Hatıra gelmeyen nimetler
Cenab-ı Hakk’ın bizlere ihsan ettiği, elimizde olan çoğu nimetin farkına varamıyoruz. Ancak bu nimetler elimizden gidince veya artık o nimet eskisi gibi olamadığı zaman kıymetinin anlayabiliyoruz. Oysa Cenab-ı Hak o nimetleri bize elimizde iken kıymetini, değerini bilelim ve şükür edelim diye vermektedir.
Peygamber Efendimiz (asm) bir hadis-i şerifinde “İnsanların çoğunun kıymetini bilemediği iki nimet vardır: Vücut sağlığı ve boş vakit” buyurarak bu iki nimetin kıymetinin bilinmediğine vurgu yapmıştır.
Bu hadisi destekleyen başka hadis ise şöyledir: “Beş şey gelmeden evvel beş şeyi fırsat bil: Ölüm gelmeden önce hayatının, hastalık gelmeden önce sağlığının, meşguliyet gelip çatmadan önce boş vaktinin, ihtiyarlık gelmeden önce gençliğinin, fakirlik gelmeden önce zenginliğinin.” Bu hadisler insanların en çok hangi nimetlerde galette bulunduğunu ve kıymetini bilmediğini gösteriyor.
Nedense sağlık denilince insanın aklına hemen göz sağlığı, akıl sağlığı, kalp sağlığı vb. gibi şeyler geliyor.

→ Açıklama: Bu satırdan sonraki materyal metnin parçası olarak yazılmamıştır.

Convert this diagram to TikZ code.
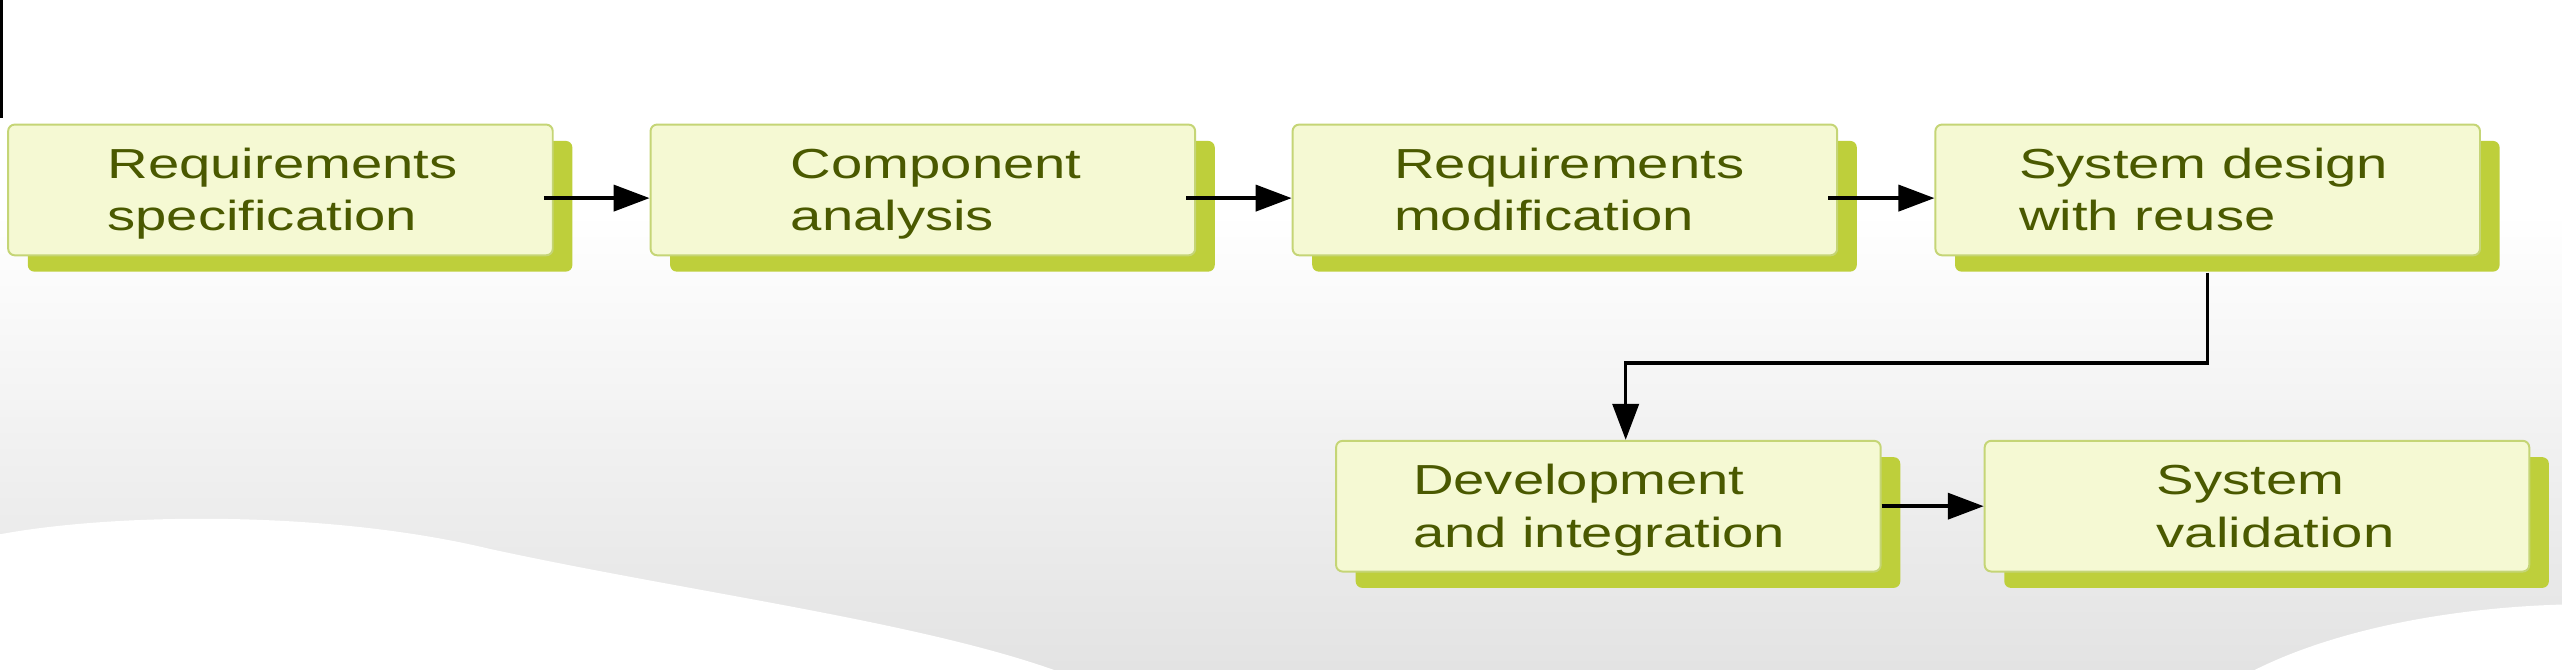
\documentclass[tikz,border=0pt]{standalone}
\usepackage{fontspec}
\setmainfont{Liberation Sans}[FakeStretch=1.34]
\usetikzlibrary{shadows,arrows.meta}
\definecolor{boxfill}{HTML}{F5F9D3}
\definecolor{boxline}{HTML}{C5D576}
\definecolor{shadowgreen}{HTML}{BECF3B}
\definecolor{txtgreen}{HTML}{4A5900}
\begin{document}
\begin{tikzpicture}[x=0.5pt,y=-0.5pt,
  box/.style={draw=boxline, line width=0.6pt, fill=boxfill, rounded corners=2pt,
    minimum width=166.65pt, minimum height=40pt, inner sep=0pt,
    drop shadow={shadow xshift=6pt, shadow yshift=-5pt, fill=shadowgreen, opacity=1, draw=none}},
  lbl/.style={text=txtgreen, font=\fontsize{12.85}{16}\selectfont, align=left, anchor=west, inner sep=0pt},
  arr/.style={draw=black, line width=1.05pt, -{Triangle[length=11pt,width=8pt]}}]
% background
\fill[white] (0,0) rectangle (1568,410);
\shade[top color=white, bottom color=black!11] (0,130) rectangle (1568,410);
\fill[white] (0,327) .. controls (70,314) and (200,312) .. (300,336) .. controls (420,362) and (560,380) .. (645,410) -- (0,410) -- cycle;
\fill[white] (1380,410) .. controls (1430,385) and (1500,372) .. (1568,370) -- (1568,410) -- cycle;
\fill[black] (0,0) rectangle (2,72);
\useasboundingbox (0,0) rectangle (1568,410);
% boxes
\node[box] (b1) at (171.65,116.25) {};
\node[box] (b2) at (564.8,116.25) {};
\node[box] (b3) at (957.75,116.25) {};
\node[box] (b4) at (1351.15,116.25) {};
\node[box] (b5) at (984.35,309.8) {};
\node[box] (b6) at (1381.3,309.8) {};
% labels
\node[lbl] (t1) at ([xshift=30.5pt,yshift=-1.3pt]b1.west) {\strut Requirements\\specification\strut};
\node[lbl] (t2) at ([xshift=43pt,yshift=-1.3pt]b2.west) {\strut Component\\analysis\strut};
\node[lbl] (t3) at ([xshift=31.15pt,yshift=-1.3pt]b3.west) {\strut Requirements\\modification\strut};
\node[lbl] (t4) at ([xshift=25.75pt,yshift=-1.3pt]b4.west) {\strut System design\\with reuse\strut};
\node[lbl] (t5) at ([xshift=23.65pt,yshift=-1.3pt]b5.west) {\strut Development\\and integration\strut};
\node[lbl] (t6) at ([xshift=52.75pt,yshift=-1.3pt]b6.west) {\strut System\\validation\strut};
% connectors
\draw[arr] ([xshift=-3pt,yshift=-2.5pt]b1.east) -- ([yshift=-2.5pt]b2.west);
\draw[arr] ([xshift=-3pt,yshift=-2.5pt]b2.east) -- ([yshift=-2.5pt]b3.west);
\draw[arr] ([xshift=-3pt,yshift=-2.5pt]b3.east) -- ([yshift=-2.5pt]b4.west);
\coordinate (turn) at (995,222.3);
\draw[arr] ([yshift=-5pt]b4.south) |- (turn) -| ([xshift=5.3pt]b5.north);
\draw[arr] (b5.east) -- (b6.west);
\end{tikzpicture}
\end{document}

Toplu duâlarda “Allah’ım ölene kadar gözlerimizden istifade etmeyi nasip et, bizi akıldan mahrum etme” gibi ifadeleri çok işitiriz, ama şimdiye kadar kimsenin ağzından “Allah’ım derimizin sağlığını koru, kıymetini anlamamızı idrak eyle” diye bir duâ işitmemişizdir. Sanırım bu derinin ve cildin aslında ne kadar büyük bir nimet olduğunu fark edemeyişimizden kaynaklanıyor.
Benim de bunu ilk fark edişim şu şekilde olmuştu: Okul stajımda ameliyathaneye gittiğimde bağırsak ameliyatı yapılan bir odaya girmiştim. Hastanın karnı genişçe kesilmiş, doktorlar bağırsaklarda bazı işlemler yapıyordu. İnsanın içini görmek farklı bir tefekkür olmuştu, ancak bir yandan da
“Allah’ım iyi ki derimiz var, bu şekilde yaşamıyoruz”diye şükretmiştim. Gerçekten saydam bir derimiz olsaydı, bütün o kas ve organ dokusunu görerek yaşasaydık nasıl olurdu?
Bizler genellikle derimize şükretmek yerine bir kusur arama derdinde oluyoruz. Özellikle hanımlar taifesi olarak“derim çok kuru/yağlı; çok fazla sivilcem, gözeneğim, çillerim vb. var; çok beyazım/esmerim; ne yapsam düzelmiyor”gibi ifadeleri çok kullanıyoruz. Bunda toplumun beklentileri ve dayattığı güzellik algısının da etkisi var, ama yine de insanların cildiyle bir alıp veremediği oluyor. Bazı dessas komiteler de bu zaafı bilip çok iyi kullanıyorlar. Bir kozmetik mağazasına girdiğimizde elliye yakın belki de daha fazla cilt ürünü görüyoruz. Hâlbuki Allah (cc) “Biz insanları en güzel şekilde yarattık” buyurarak, her bir kulunu ehadiyet sikkesi ile kendine has güzellikte, kemal noktada yaratmıştır. Bize verilen güzelliği de değiştirmeye çalıştıkça kemal noktasından sukut edip, âyetten uzaklaşmış oluyoruz. Bediüzzaman Hazretleri’nin dediği gibi kadın, kendi güzelliklerini göstermeye fıtraten meyilli ve güzel olanı seviyor, bu da reddedilemez bir gerçek. Zaten fıtratımızdaki bu meyli de dinimiz helâl dairede kullanmamıza izin veriyor. Bu meyli ve arzuyu dış daire için kullanırsak harama girmekle beraber komitelerinde tuzağına düşmüş oluyoruz. O yüzden bundan sakınmak için Cenab-ı Hakk’ın âyetlerine tabi olarak, sünnete uygun şekilde yaşayarak, nimetlerin farkına varabilir, şükrünü eda edebiliriz.
Dipnotlar:
1- (Tirmizi, c. 2. H. no: 2304).
2 - (Münavî, Feyzu’l-kadîr, 2/16). 3 - Tin Sûresi 4.